RE: Pressure control with parallel pumps

This has been discussed several times. You might want to use the search function to hunt them down. None of the discussions were in this forum. They were in either the forum237: Electric motors, generators & controls engineering or the forum407: Pump engineering forums.

Generally you do kind of both methods. Ramp one until it can't muster then bring ON the other. Keep in mind you would not likely be running any of the pumps at less than about 60% since their performance tanks down there. Also
when you bring ON the second pump, you often need to bring back the first pump so they match. Then bring them both up as needed for further flow.

Other things to note. Some VFDs understand this and can help with this specific application.

Often it's very beneficial to have the two pumps trade-off the lead so one doesn't get 'used up' years before the other.

Keith Cress
kcress - http://www.flaminsystems.com

RE: Pressure control with parallel pumps

A stellar reply Keith.
I would add again that when two pumps are running they should both be developing the same head.

Bill
--------------------
"Why not the best?"
Jimmy Carter

RE: Pressure control with parallel pumps

Do the pumps have check valves? If not you will probably have to run both pumps all of the time.

RE: Pressure control with parallel pumps

(OP)
Keith, Thanks for the great reply and my apologies for not performing a thorough search before posting this.

Bill, Yes, that was my concern when running the lead/lag configuration, that if they were not running at the same speed, he system might become unstable. I will run them at the same speed with a lead/lag alternating configuration.

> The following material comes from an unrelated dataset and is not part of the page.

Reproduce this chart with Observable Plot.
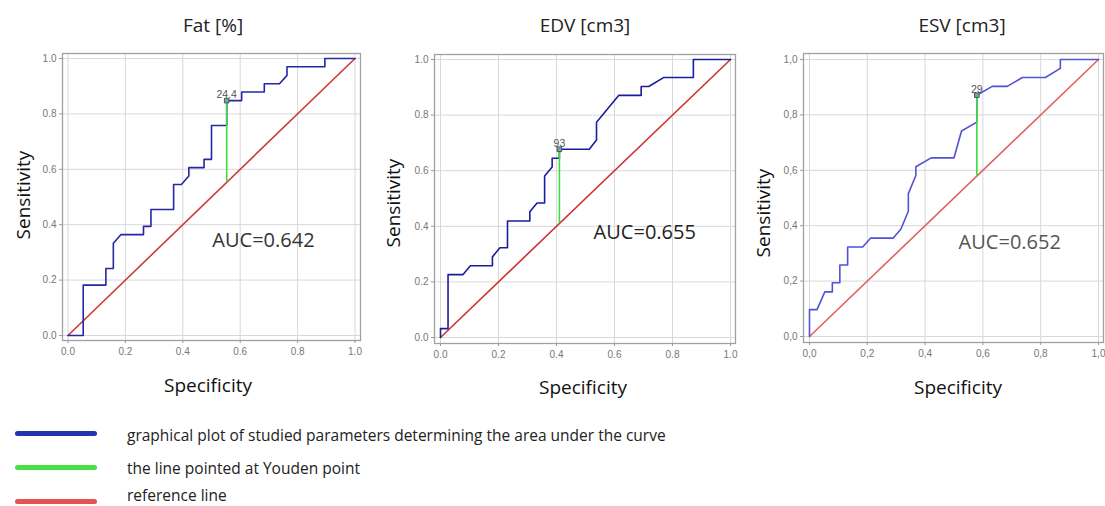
<!DOCTYPE html>
<html>
<head>
<meta charset="utf-8">
<script src="https://cdn.jsdelivr.net/npm/d3@7"></script>
<script src="https://cdn.jsdelivr.net/npm/@observablehq/plot@0.6"></script>
<style>
  html, body { margin: 0; padding: 0; background: #fff; }
  #root { position: relative; width: 1105px; height: 506px; overflow: hidden; background: #fff; font-family: "Open Sans", sans-serif; }
  .panel { position: absolute; top: 40px; }
  .title { position: absolute; transform: translate(-50%, -50%); font-size: 19px; color: #222; white-space: nowrap; }
  .xlab { position: absolute; transform: translate(-50%, -50%); font-size: 19px; color: #111; white-space: nowrap; }
  .ylab { position: absolute; transform: translate(-50%, -50%) rotate(-90deg); font-size: 19px; color: #111; white-space: nowrap; }
  .leg-line { position: absolute; left: 15px; width: 82px; height: 5px; border-radius: 3px; }
  .leg-text { position: absolute; left: 127px; transform: translateY(-50%); font-size: 15.5px; line-height: 18px; color: #222; white-space: nowrap; }
</style>
</head>
<body>
<div id="root"></div>
<script>
// ---- data ----
const panelTitles = ["Fat [%]", "EDV [cm3]", "ESV [cm3]"];
const aucLabels = ["AUC=0.642", "AUC=0.655", "AUC=0.652"];
const xAxisTitle = "Specificity";
const yAxisTitle = "Sensitivity";
const tickValues = [0, 0.2, 0.4, 0.6, 0.8, 1.0];

const fatSpec = [0, 0.053, 0.053, 0.132, 0.132, 0.158, 0.158, 0.184, 0.263, 0.263, 0.289, 0.289, 0.368, 0.368, 0.395, 0.421, 0.421, 0.474, 0.474, 0.5, 0.5, 0.553, 0.553, 0.605, 0.605, 0.684, 0.684, 0.737, 0.763, 0.763, 0.895, 0.895, 1];
const fatSens = [0, 0, 0.182, 0.182, 0.242, 0.242, 0.333, 0.364, 0.364, 0.394, 0.394, 0.455, 0.455, 0.545, 0.545, 0.576, 0.606, 0.606, 0.636, 0.636, 0.758, 0.758, 0.848, 0.848, 0.879, 0.879, 0.909, 0.909, 0.939, 0.970, 0.970, 1, 1];

const edvSpec = [0, 0, 0.026, 0.026, 0.077, 0.103, 0.179, 0.179, 0.205, 0.231, 0.231, 0.308, 0.308, 0.333, 0.359, 0.359, 0.385, 0.385, 0.410, 0.410, 0.513, 0.538, 0.538, 0.615, 0.692, 0.692, 0.718, 0.769, 0.872, 0.872, 1];
const edvSens = [0, 0.032, 0.032, 0.226, 0.226, 0.258, 0.258, 0.290, 0.323, 0.323, 0.419, 0.419, 0.452, 0.484, 0.484, 0.581, 0.613, 0.645, 0.645, 0.677, 0.677, 0.710, 0.774, 0.871, 0.871, 0.903, 0.903, 0.935, 0.935, 1, 1];

const esvSpec = [0, 0, 0.026, 0.053, 0.079, 0.079, 0.105, 0.105, 0.132, 0.132, 0.184, 0.211, 0.289, 0.316, 0.342, 0.342, 0.368, 0.368, 0.421, 0.5, 0.526, 0.579, 0.579, 0.632, 0.684, 0.737, 0.816, 0.868, 0.868, 1];
const esvSens = [0, 0.097, 0.097, 0.161, 0.161, 0.194, 0.194, 0.258, 0.258, 0.323, 0.323, 0.355, 0.355, 0.387, 0.452, 0.516, 0.581, 0.613, 0.645, 0.645, 0.742, 0.774, 0.871, 0.903, 0.903, 0.935, 0.935, 0.968, 1, 1];

const youdenSpec = [0.553, 0.410, 0.579];
const youdenSens = [0.848, 0.677, 0.871];
const youdenCut = ["24.4", "93", "29"];

const refSpec = [0, 1];
const refSens = [0, 1];

const legendLabels = [
  "graphical plot of studied parameters determining the area under the curve",
  "the line pointed at Youden point",
  "reference line"
];

// ---- layout / styles ----
const layouts = [
  {left: 0,   width: 370, mL: 62, mR: 10, mT: 13, mB: 60, iL: 5.5, iR: 5.5, iT: 5, iB: 5,
   curve: "#2626a6", ref: "#cc3b3b", text: "#333", dec: ".", aucX: 0.503, aucY: 0.343,
   title: [213, 25], xlab: [208, 385], ylab: [23, 195]},
  {left: 370, width: 370, mL: 64, mR: 5,  mT: 14, mB: 57, iL: 6, iR: 5, iT: 5, iB: 6,
   curve: "#1c1c9e", ref: "#cc3333", text: "#222", dec: ".", aucX: 0.528, aucY: 0.377,
   title: [585, 25], xlab: [583, 387], ylab: [393, 203]},
  {left: 740, width: 365, mL: 63, mR: 2,  mT: 13, mB: 58, iL: 6, iR: 5, iT: 6, iB: 6,
   curve: "#5252d6", ref: "#e06262", text: "#555", dec: ",", aucX: 0.516, aucY: 0.339,
   title: [962, 25], xlab: [958, 387], ylab: [763, 213]}
];

const curves = [[fatSpec, fatSens], [edvSpec, edvSens], [esvSpec, esvSens]];
const root = document.getElementById("root");

curves.forEach(([xs, ys], i) => {
  const L = layouts[i];
  const pts = xs.map((x, j) => ({x, y: ys[j]}));
  const ref = refSpec.map((x, j) => ({x, y: refSens[j]}));
  const yd = [{x: youdenSpec[i], y: youdenSens[i], r: youdenSpec[i], label: youdenCut[i]}];
  const fmt = d => d3.format(".1f")(d).replace(".", L.dec);
  const chart = Plot.plot({
    width: L.width, height: 360,
    marginLeft: L.mL, marginRight: L.mR, marginTop: L.mT, marginBottom: L.mB,
    x: {domain: [0, 1], insetLeft: L.iL, insetRight: L.iR},
    y: {domain: [0, 1], insetTop: L.iT, insetBottom: L.iB},
    style: {fontFamily: "Liberation Sans, Arial, sans-serif", fontSize: "10px", color: "#777", background: "transparent"},
    marks: [
      Plot.gridX(tickValues, {stroke: "#d8d8d8", strokeOpacity: 1}),
      Plot.gridY(tickValues, {stroke: "#d8d8d8", strokeOpacity: 1}),
      Plot.frame({stroke: "#a0a0a0", strokeWidth: 1.3}),
      Plot.axisX(tickValues, {tickSize: 3, tickPadding: 4, tickFormat: fmt, label: null, stroke: "#999"}),
      Plot.axisY(tickValues, {tickSize: 3, tickPadding: 3, tickFormat: fmt, label: null, stroke: "#999"}),
      Plot.line(ref, {x: "x", y: "y", stroke: L.ref, strokeWidth: 1.6}),
      Plot.line(pts, {x: "x", y: "y", stroke: L.curve, strokeWidth: 1.6, curve: "linear"}),
      Plot.ruleX(yd, {x: "x", y1: "r", y2: "y", stroke: "#3ddc3d", strokeWidth: 1.6}),
      Plot.dot(yd, {x: "x", y: "y", symbol: "square", r: 2.6, stroke: "#3b5b6b", fill: "#7aa68a", strokeWidth: 1}),
      Plot.text(yd, {x: "x", y: "y", text: "label", dy: -6, fill: "#555", fontSize: 10.5}),
      Plot.text([aucLabels[i]], {x: L.aucX, y: L.aucY, text: d => d, textAnchor: "start", fill: L.text, fontSize: 20, fontFamily: "Open Sans, sans-serif"})
    ]
  });
  chart.classList.add("panel");
  chart.style.left = L.left + "px";
  root.appendChild(chart);

  const t = document.createElement("div");
  t.className = "title"; t.textContent = panelTitles[i];
  t.style.left = L.title[0] + "px"; t.style.top = L.title[1] + "px";
  root.appendChild(t);
  const xl = document.createElement("div");
  xl.className = "xlab"; xl.textContent = xAxisTitle;
  xl.style.left = L.xlab[0] + "px"; xl.style.top = L.xlab[1] + "px";
  root.appendChild(xl);
  const yl = document.createElement("div");
  yl.className = "ylab"; yl.textContent = yAxisTitle;
  yl.style.left = L.ylab[0] + "px"; yl.style.top = L.ylab[1] + "px";
  root.appendChild(yl);
});

// legend
const legendColors = ["#2133b0", "#45e045", "#e25454"];
const legendLineY = [433, 467, 501];
const legendTextY = [435, 468, 495];
legendLabels.forEach((lab, i) => {
  const ln = document.createElement("div");
  ln.className = "leg-line"; ln.style.background = legendColors[i];
  ln.style.top = (legendLineY[i] - 2.5) + "px";
  root.appendChild(ln);
  const tx = document.createElement("div");
  tx.className = "leg-text"; tx.textContent = lab;
  tx.style.top = legendTextY[i] + "px";
  root.appendChild(tx);
});
</script>
</body>
</html>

djs, yes, they will have check valves.

RE: Pressure control with parallel pumps

If they are identical centrifugal pumps they will share the load just by virtue of the pump curve.
I have often seen multiple pumps in parallel where they come on as required, I'm thinking of a water supply system, as the demand goes up another pump is added to maintain the pressure, there is no point in ramping the speed up from a low setting the oncoming pump needs to be nearly full speed to reach the head of the one already on line.

Positive displacement pumps like a gear or vane type would be a different ball of wax of course.